MobileRead Forums - View Single Post

x9kf2r · 01-31-2015, 01:34 PM

I figure it's worth posting an update, since I've probably run over a hundred PDFs through this in the last weeks. From a class a few years ago, I ended up with around 15 PDFs on the order of 50-130 MB each. These were full color scans of text at some absurd resolution, with all sorts of scanning artifacts, variously screwed and warped, facing pages, two columns per page with long marginal glosses in a different type when citing medieval texts, and with my professor's own annoying marginalia. Over the years, I've tried before running these through ABBYY, Nitro PDF, gscan2pdf, pdfsandwich, and a number of other Linux utilities with the normal back ends. Nothing has done very well, so these PDFs were high on the list of things to jettison when next cleaning out my HDD. That said, with this script, they look neat and clean. The OCR is very accurate for the English text, except where there are long passages of italics; not too terrible with the Latin; downright comic with the Greek. I might try playing around more with the language setting to see if I can improve this, but the results are quite good for my needs. As to size: each is now between about 1-3 MB. I'm honestly amazed with the quality.

Quote:

Originally Posted by Frenzie

PDFs that were already processed in some manner isn't really something I can think up any heuristics for. In that case I'd regard the script as executable documentation, meaning in this case that you can simply grab the relevant commands from the script while performing some manual cleanup in between.

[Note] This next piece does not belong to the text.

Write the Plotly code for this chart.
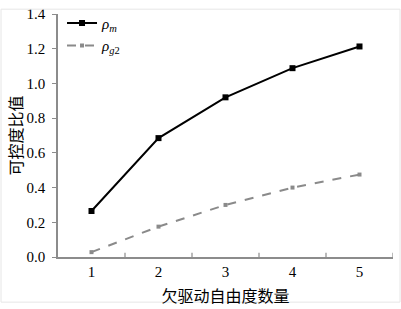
import plotly.graph_objects as go

categories = [1, 2, 3, 4, 5]
rho_m = [0.265, 0.685, 0.92, 1.088, 1.213]
rho_g2 = [0.028, 0.175, 0.30, 0.40, 0.475]
y_ticks = [0.0, 0.2, 0.4, 0.6, 0.8, 1.0, 1.2, 1.4]
y_tick_text = [f"{v:.1f}" for v in y_ticks]

serif = "Liberation Serif, Times New Roman, serif"
cjk = "Liberation Serif, Noto Sans CJK SC, serif"
axis_col = "#8c8c8c"

fig = go.Figure()
fig.add_trace(go.Scatter(
    x=categories, y=rho_m, mode="lines+markers",
    name="<i>ρ</i><sub><i>m</i></sub>",
    line=dict(color="black", width=2),
    marker=dict(symbol="square", size=6, color="black"),
))
fig.add_trace(go.Scatter(
    x=categories, y=rho_g2, mode="lines+markers",
    name="<i>ρ</i><sub><i>g</i>2</sub>",
    line=dict(color="#8a8a8a", width=2, dash="dash"),
    marker=dict(symbol="square", size=4, color="#8a8a8a"),
))

fig.update_layout(
    width=401, height=309,
    margin=dict(l=58, r=8, t=6, b=50),
    paper_bgcolor="white", plot_bgcolor="white",
    font=dict(family=serif, size=15, color="black"),
    showlegend=True,
    legend=dict(x=0.012, y=1.03, xanchor="left", yanchor="top",
                bgcolor="rgba(0,0,0,0)", font=dict(size=15, family=serif),
                itemwidth=30, tracegroupgap=0),
    xaxis=dict(
        range=[0.5, 5.5], tickmode="array", tickvals=categories,
        ticktext=[str(c) for c in categories],
        showline=True, linecolor=axis_col, linewidth=1.5,
        ticks="", showgrid=False, zeroline=False,
        tickfont=dict(size=15, family=serif),
        title=dict(text="欠驱动自由度数量", font=dict(size=16, family=cjk), standoff=12),
    ),
    yaxis=dict(
        range=[0, 1.4001], tickmode="array", tickvals=y_ticks, ticktext=y_tick_text,
        showline=True, linecolor=axis_col, linewidth=1.5,
        ticks="outside", ticklen=4, tickcolor=axis_col,
        ticklabelstandoff=4,
        showgrid=False, zeroline=False,
        tickfont=dict(size=15, family=serif),
        title=dict(text="可控度比值", font=dict(size=16, family=cjk), standoff=0),
    ),
)

# inside tick marks on x axis between categories
for xv in [1.5, 2.5, 3.5, 4.5, 5.5]:
    fig.add_shape(type="line", xref="x", yref="paper", x0=xv, x1=xv, y0=0, y1=0.018,
                  line=dict(color=axis_col, width=1.2))

# faint frame around the image
fig.add_shape(type="rect", xref="paper", yref="paper",
              x0=-57/335, x1=1+7/335, y0=-47/253, y1=1+5/253,
              line=dict(color="#e6e6e6", width=1))

fig.write_html("out.html", config={"displayModeBar": False},
               post_script="document.body.style.margin='0';")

Being code illiterate, I unfortunately can't really follow the details of your script. Though I previously thought this was due to botched OCR attempts, I'm now less sure that is the case. I've had maybe six PDFs (scanned by an inter-library loan system) in which the images the script extracts are a series of blurred images of text, negative images of the same, and blank white pages for each page of the PDF. I've tried inverting the negatives; then removing the other files from ScanTailor, but this step seems to be ignored when I continue the script.

Quote:

Originally Posted by Frenzie

That's worrisome and really shouldn't happen. Have you been able to ascertain at what step of the process things go wrong?

No, but I suspect it relates to that PDF's inconsistent formatting, being two facing pages primarily, except for the beginning and ends of chapters, which were just one page. Maybe one in ten PDFs will do something unexpected. Frequently such issues can be easily fixed using other utilities, e.g., the disordering, pages that weren't cropped, extra blank pages inserted. A couple times, random pages were upside down, which confuses the OCR a bit; sometimes the algorithm that divides double-page PDFs into individual pages will miss a handful of random pages. However, the only real problem I've had is that I've had a few PDFs come out missing pages, but otherwise look perfect. I haven't been able to figure out why. Because of this, I now double check that page numbers are as expected, especially with more important documents.

Quote:

Originally Posted by Frenzie

Not a word I'd use unless it interfered with normal operations.

I doubt my nearly six-year-old Phenom II X4 955 is any faster.

Point taken. =)

Quote:

Originally Posted by Frenzie

That can be adjusted in ScanTailor in the output step.

Do you mean to run the script through the image extraction step where it asks to verify the ScanTailor file, then to edit that file before continuing the script? When I've tried that, the script seems to ignore any changes. I must be missing something.

Anyhow, thanks again. I do quite appreciate this script.